Given task: Word for word, retype every entry in the listing.

Supplied entries:
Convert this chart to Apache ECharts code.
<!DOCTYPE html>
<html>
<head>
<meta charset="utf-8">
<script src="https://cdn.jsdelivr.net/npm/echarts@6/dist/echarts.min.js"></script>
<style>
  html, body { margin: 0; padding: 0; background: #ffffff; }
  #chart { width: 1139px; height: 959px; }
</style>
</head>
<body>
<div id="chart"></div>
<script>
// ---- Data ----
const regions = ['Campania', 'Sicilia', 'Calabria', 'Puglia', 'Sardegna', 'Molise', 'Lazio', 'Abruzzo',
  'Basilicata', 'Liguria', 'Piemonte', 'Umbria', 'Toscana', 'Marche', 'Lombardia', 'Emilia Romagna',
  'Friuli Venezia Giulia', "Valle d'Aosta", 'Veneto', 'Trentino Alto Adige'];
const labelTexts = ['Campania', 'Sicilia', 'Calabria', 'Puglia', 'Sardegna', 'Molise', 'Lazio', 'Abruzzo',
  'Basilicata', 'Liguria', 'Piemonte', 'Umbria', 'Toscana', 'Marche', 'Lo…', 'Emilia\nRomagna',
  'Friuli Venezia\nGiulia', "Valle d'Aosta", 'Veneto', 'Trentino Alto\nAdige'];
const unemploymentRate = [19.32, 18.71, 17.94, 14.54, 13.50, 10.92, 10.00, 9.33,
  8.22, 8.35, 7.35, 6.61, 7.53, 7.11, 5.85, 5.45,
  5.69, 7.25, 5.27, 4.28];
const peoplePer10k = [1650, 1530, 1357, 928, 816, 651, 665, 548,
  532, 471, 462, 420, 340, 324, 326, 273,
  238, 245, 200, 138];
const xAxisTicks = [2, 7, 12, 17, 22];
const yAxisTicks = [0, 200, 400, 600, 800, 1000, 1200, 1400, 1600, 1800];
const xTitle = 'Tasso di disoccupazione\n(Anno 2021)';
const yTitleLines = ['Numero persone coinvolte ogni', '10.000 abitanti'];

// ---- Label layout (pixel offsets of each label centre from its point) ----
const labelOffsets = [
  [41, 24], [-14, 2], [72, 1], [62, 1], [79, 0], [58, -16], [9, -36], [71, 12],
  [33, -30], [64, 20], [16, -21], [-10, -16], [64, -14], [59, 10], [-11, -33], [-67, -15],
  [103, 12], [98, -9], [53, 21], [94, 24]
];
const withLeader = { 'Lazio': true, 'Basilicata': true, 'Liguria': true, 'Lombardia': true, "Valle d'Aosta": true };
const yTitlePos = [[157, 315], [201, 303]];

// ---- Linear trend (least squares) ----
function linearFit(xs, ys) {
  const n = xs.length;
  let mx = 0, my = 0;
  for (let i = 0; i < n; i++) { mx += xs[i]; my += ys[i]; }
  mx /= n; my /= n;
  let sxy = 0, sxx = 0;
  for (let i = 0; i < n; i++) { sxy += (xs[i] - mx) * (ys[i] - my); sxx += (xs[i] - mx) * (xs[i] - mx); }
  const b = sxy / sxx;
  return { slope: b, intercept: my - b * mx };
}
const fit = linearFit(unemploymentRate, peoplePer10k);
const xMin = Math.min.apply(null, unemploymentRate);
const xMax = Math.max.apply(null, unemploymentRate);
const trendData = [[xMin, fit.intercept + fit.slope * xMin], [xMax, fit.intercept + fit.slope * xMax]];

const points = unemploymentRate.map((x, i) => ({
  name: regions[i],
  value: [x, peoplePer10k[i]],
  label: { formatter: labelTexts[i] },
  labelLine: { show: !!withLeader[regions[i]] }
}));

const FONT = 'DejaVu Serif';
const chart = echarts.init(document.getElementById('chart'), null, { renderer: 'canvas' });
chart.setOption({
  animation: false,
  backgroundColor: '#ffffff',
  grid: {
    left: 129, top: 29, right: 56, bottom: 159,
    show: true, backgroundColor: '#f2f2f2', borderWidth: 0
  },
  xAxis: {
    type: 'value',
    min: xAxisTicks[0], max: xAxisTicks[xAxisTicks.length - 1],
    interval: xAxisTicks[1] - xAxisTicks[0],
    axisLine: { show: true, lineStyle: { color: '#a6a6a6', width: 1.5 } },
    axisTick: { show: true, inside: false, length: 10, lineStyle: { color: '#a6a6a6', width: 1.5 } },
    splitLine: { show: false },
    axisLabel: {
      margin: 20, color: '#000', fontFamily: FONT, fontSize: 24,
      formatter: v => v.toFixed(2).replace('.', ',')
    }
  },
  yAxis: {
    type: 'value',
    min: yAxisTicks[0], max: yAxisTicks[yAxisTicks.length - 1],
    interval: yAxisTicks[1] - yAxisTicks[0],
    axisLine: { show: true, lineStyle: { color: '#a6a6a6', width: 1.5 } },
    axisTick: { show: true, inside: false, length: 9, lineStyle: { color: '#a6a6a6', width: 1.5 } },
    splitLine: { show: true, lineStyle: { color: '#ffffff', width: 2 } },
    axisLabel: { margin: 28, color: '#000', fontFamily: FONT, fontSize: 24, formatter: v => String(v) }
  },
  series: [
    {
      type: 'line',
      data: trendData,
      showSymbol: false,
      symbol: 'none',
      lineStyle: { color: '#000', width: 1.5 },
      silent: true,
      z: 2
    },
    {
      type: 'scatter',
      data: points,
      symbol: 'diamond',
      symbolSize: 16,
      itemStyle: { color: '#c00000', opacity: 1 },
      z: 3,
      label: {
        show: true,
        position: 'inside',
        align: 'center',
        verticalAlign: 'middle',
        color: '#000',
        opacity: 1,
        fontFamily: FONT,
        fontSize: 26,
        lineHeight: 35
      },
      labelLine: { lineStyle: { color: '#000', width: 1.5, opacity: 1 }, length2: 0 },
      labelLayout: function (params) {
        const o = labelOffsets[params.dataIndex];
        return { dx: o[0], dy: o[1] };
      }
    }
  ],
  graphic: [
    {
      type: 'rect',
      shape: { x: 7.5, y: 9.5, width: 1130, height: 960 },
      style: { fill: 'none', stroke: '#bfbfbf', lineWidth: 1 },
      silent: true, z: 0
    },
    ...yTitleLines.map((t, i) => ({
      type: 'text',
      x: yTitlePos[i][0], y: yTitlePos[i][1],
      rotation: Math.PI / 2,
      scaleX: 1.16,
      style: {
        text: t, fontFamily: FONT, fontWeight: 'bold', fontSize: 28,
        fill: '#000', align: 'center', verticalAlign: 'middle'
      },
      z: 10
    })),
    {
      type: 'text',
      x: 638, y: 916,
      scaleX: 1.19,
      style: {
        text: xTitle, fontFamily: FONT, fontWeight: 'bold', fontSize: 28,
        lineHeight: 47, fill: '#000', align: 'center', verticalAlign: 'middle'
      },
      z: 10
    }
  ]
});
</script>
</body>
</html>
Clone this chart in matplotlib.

Expected answer:
Convert this chart to Apache ECharts code.
<!DOCTYPE html>
<html>
<head>
<meta charset="utf-8">
<script src="https://cdn.jsdelivr.net/npm/echarts@6/dist/echarts.min.js"></script>
<style>
  html, body { margin: 0; padding: 0; background: #ffffff; }
  #chart { width: 1139px; height: 959px; }
</style>
</head>
<body>
<div id="chart"></div>
<script>
// ---- Data ----
const regions = ['Campania', 'Sicilia', 'Calabria', 'Puglia', 'Sardegna', 'Molise', 'Lazio', 'Abruzzo',
  'Basilicata', 'Liguria', 'Piemonte', 'Umbria', 'Toscana', 'Marche', 'Lombardia', 'Emilia Romagna',
  'Friuli Venezia Giulia', "Valle d'Aosta", 'Veneto', 'Trentino Alto Adige'];
const labelTexts = ['Campania', 'Sicilia', 'Calabria', 'Puglia', 'Sardegna', 'Molise', 'Lazio', 'Abruzzo',
  'Basilicata', 'Liguria', 'Piemonte', 'Umbria', 'Toscana', 'Marche', 'Lo…', 'Emilia\nRomagna',
  'Friuli Venezia\nGiulia', "Valle d'Aosta", 'Veneto', 'Trentino Alto\nAdige'];
const unemploymentRate = [19.32, 18.71, 17.94, 14.54, 13.50, 10.92, 10.00, 9.33,
  8.22, 8.35, 7.35, 6.61, 7.53, 7.11, 5.85, 5.45,
  5.69, 7.25, 5.27, 4.28];
const peoplePer10k = [1650, 1530, 1357, 928, 816, 651, 665, 548,
  532, 471, 462, 420, 340, 324, 326, 273,
  238, 245, 200, 138];
const xAxisTicks = [2, 7, 12, 17, 22];
const yAxisTicks = [0, 200, 400, 600, 800, 1000, 1200, 1400, 1600, 1800];
const xTitle = 'Tasso di disoccupazione\n(Anno 2021)';
const yTitleLines = ['Numero persone coinvolte ogni', '10.000 abitanti'];

// ---- Label layout (pixel offsets of each label centre from its point) ----
const labelOffsets = [
  [41, 24], [-14, 2], [72, 1], [62, 1], [79, 0], [58, -16], [9, -36], [71, 12],
  [33, -30], [64, 20], [16, -21], [-10, -16], [64, -14], [59, 10], [-11, -33], [-67, -15],
  [103, 12], [98, -9], [53, 21], [94, 24]
];
const withLeader = { 'Lazio': true, 'Basilicata': true, 'Liguria': true, 'Lombardia': true, "Valle d'Aosta": true };
const yTitlePos = [[157, 315], [201, 303]];

// ---- Linear trend (least squares) ----
function linearFit(xs, ys) {
  const n = xs.length;
  let mx = 0, my = 0;
  for (let i = 0; i < n; i++) { mx += xs[i]; my += ys[i]; }
  mx /= n; my /= n;
  let sxy = 0, sxx = 0;
  for (let i = 0; i < n; i++) { sxy += (xs[i] - mx) * (ys[i] - my); sxx += (xs[i] - mx) * (xs[i] - mx); }
  const b = sxy / sxx;
  return { slope: b, intercept: my - b * mx };
}
const fit = linearFit(unemploymentRate, peoplePer10k);
const xMin = Math.min.apply(null, unemploymentRate);
const xMax = Math.max.apply(null, unemploymentRate);
const trendData = [[xMin, fit.intercept + fit.slope * xMin], [xMax, fit.intercept + fit.slope * xMax]];

const points = unemploymentRate.map((x, i) => ({
  name: regions[i],
  value: [x, peoplePer10k[i]],
  label: { formatter: labelTexts[i] },
  labelLine: { show: !!withLeader[regions[i]] }
}));

const FONT = 'DejaVu Serif';
const chart = echarts.init(document.getElementById('chart'), null, { renderer: 'canvas' });
chart.setOption({
  animation: false,
  backgroundColor: '#ffffff',
  grid: {
    left: 129, top: 29, right: 56, bottom: 159,
    show: true, backgroundColor: '#f2f2f2', borderWidth: 0
  },
  xAxis: {
    type: 'value',
    min: xAxisTicks[0], max: xAxisTicks[xAxisTicks.length - 1],
    interval: xAxisTicks[1] - xAxisTicks[0],
    axisLine: { show: true, lineStyle: { color: '#a6a6a6', width: 1.5 } },
    axisTick: { show: true, inside: false, length: 10, lineStyle: { color: '#a6a6a6', width: 1.5 } },
    splitLine: { show: false },
    axisLabel: {
      margin: 20, color: '#000', fontFamily: FONT, fontSize: 24,
      formatter: v => v.toFixed(2).replace('.', ',')
    }
  },
  yAxis: {
    type: 'value',
    min: yAxisTicks[0], max: yAxisTicks[yAxisTicks.length - 1],
    interval: yAxisTicks[1] - yAxisTicks[0],
    axisLine: { show: true, lineStyle: { color: '#a6a6a6', width: 1.5 } },
    axisTick: { show: true, inside: false, length: 9, lineStyle: { color: '#a6a6a6', width: 1.5 } },
    splitLine: { show: true, lineStyle: { color: '#ffffff', width: 2 } },
    axisLabel: { margin: 28, color: '#000', fontFamily: FONT, fontSize: 24, formatter: v => String(v) }
  },
  series: [
    {
      type: 'line',
      data: trendData,
      showSymbol: false,
      symbol: 'none',
      lineStyle: { color: '#000', width: 1.5 },
      silent: true,
      z: 2
    },
    {
      type: 'scatter',
      data: points,
      symbol: 'diamond',
      symbolSize: 16,
      itemStyle: { color: '#c00000', opacity: 1 },
      z: 3,
      label: {
        show: true,
        position: 'inside',
        align: 'center',
        verticalAlign: 'middle',
        color: '#000',
        opacity: 1,
        fontFamily: FONT,
        fontSize: 26,
        lineHeight: 35
      },
      labelLine: { lineStyle: { color: '#000', width: 1.5, opacity: 1 }, length2: 0 },
      labelLayout: function (params) {
        const o = labelOffsets[params.dataIndex];
        return { dx: o[0], dy: o[1] };
      }
    }
  ],
  graphic: [
    {
      type: 'rect',
      shape: { x: 7.5, y: 9.5, width: 1130, height: 960 },
      style: { fill: 'none', stroke: '#bfbfbf', lineWidth: 1 },
      silent: true, z: 0
    },
    ...yTitleLines.map((t, i) => ({
      type: 'text',
      x: yTitlePos[i][0], y: yTitlePos[i][1],
      rotation: Math.PI / 2,
      scaleX: 1.16,
      style: {
        text: t, fontFamily: FONT, fontWeight: 'bold', fontSize: 28,
        fill: '#000', align: 'center', verticalAlign: 'middle'
      },
      z: 10
    })),
    {
      type: 'text',
      x: 638, y: 916,
      scaleX: 1.19,
      style: {
        text: xTitle, fontFamily: FONT, fontWeight: 'bold', fontSize: 28,
        lineHeight: 47, fill: '#000', align: 'center', verticalAlign: 'middle'
      },
      z: 10
    }
  ]
});
</script>
</body>
</html>
Clone this chart in matplotlib.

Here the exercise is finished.